Seminole gambling deal hits snag

Tallahassee — Gov. Charlie Crist’s goal to seal a gambling deal soon with the Seminole Tribe of Florida has hit a major snag: the Legislature.

House Speaker Marco Rubio laid down the gauntlet in a letter to Crist Monday, demanding that lawmakers be allowed to approve or reject the proposed agreement between the governor and the tribe and warning that if the compact allows games now outlawed in Florida, GOP leaders „won’t support it.“

Crist responded that he wants to work with legislative leaders but, in the face of mounting pressure against the proposal still being hatched, admitted that the compact may fall apart.

„I’m not sure we’re going to have a compact,“ Crist told reporters.

Crist’s office released draft copies last week of a proposal written by the Seminoles that would give them Las Vegas-style card games such as blackjack and baccarat in addition to slot machines in exchange for giving the state part of the revenue. Sources close to the negotiations said the potential revenue to Florida was USD 200 million a year.

Rubio, who has vowed to oppose the expansion of gambling more than he has done in the past, told Crist he believes the negotiations should aim „to agree to the bare minimum of gambling.“

„For us, money is not, and never will be the primary consideration,“ he wrote in a letter also signed by Republican House leaders Ray Sanson, Dean Cannon, Marty Bowen, Ellyn Bogdanoff and Adam Hasner.

The letter declared that the House believes that „such a compact will not be valid unless it is ratified by the Legislature.“

Senate President Ken Pruitt agrees with Rubio on that point.

„The Senate takes the position that the state compact with the Seminole Tribe would need to be ratified by the Legislature in order to be valid,“ said Kathy Mears, Pruitt’s spokeswoman.

But, unlike Rubio, the Senate „won’t comment on the specifics of the current negotiations until there is, in fact, a compact,“ she said.

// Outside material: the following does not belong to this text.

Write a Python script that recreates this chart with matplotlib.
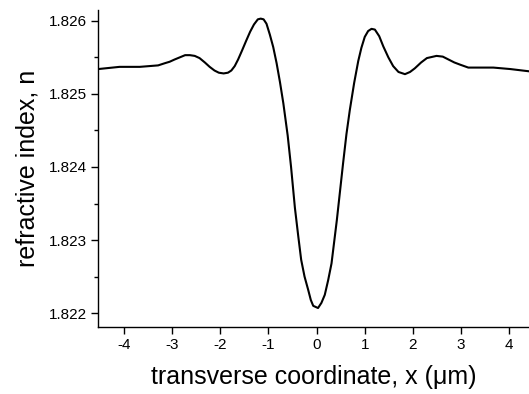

Crist continues to argue „there’s sort of a mixed view as to whether or not it’s absolutely essential“ that the Legislature approve the compact, and while he would like to bring it to lawmakers, he has not promised to have them „ratify“‚ it.

“Our preference is to work in partnership with the Legislature,“ he said.

The governor’s chief negotiator, George LeMieux, has said he believes the governor’s office is not obligated to bring the issue to lawmakers.

The first page of one of the more recent drafts of the compact spells that out: „The governor of Florida is the chief executive officer of the state and has authority to act for the state with respect to the negotiation and execution of this compact.“

But even if the governor does take the proposal before lawmakers, Rubio made it clear what many had been saying for weeks: It’s a long shot that the Legislature would sign off.

„We cannot support any compact that would permit the Tribe to conduct more types of gambling than it is entitled under federal law,“ Rubio’s letter says.

He cited an opinion by Attorney General Bill McCollum, written last week at Rubio’s request, that says the state has no obligation to give the tribe more than slot machines. But LeMieux has said the state also is not prohibited from going beyond that to raise additional cash for Florida.

Crist disagreed with Rubio and said he is not motivated by money but by „trying to get the best opportunity for the taxpayers of our state.“

The governor, who said during his campaign that he did not support expanding gambling, said he doesn’t have to justify violating that promise since he hasn’t succeeded yet in giving the tribe games that are currently illegal. „Let’s see if that ends up in the final conclusion before we have to justify it,“ he said.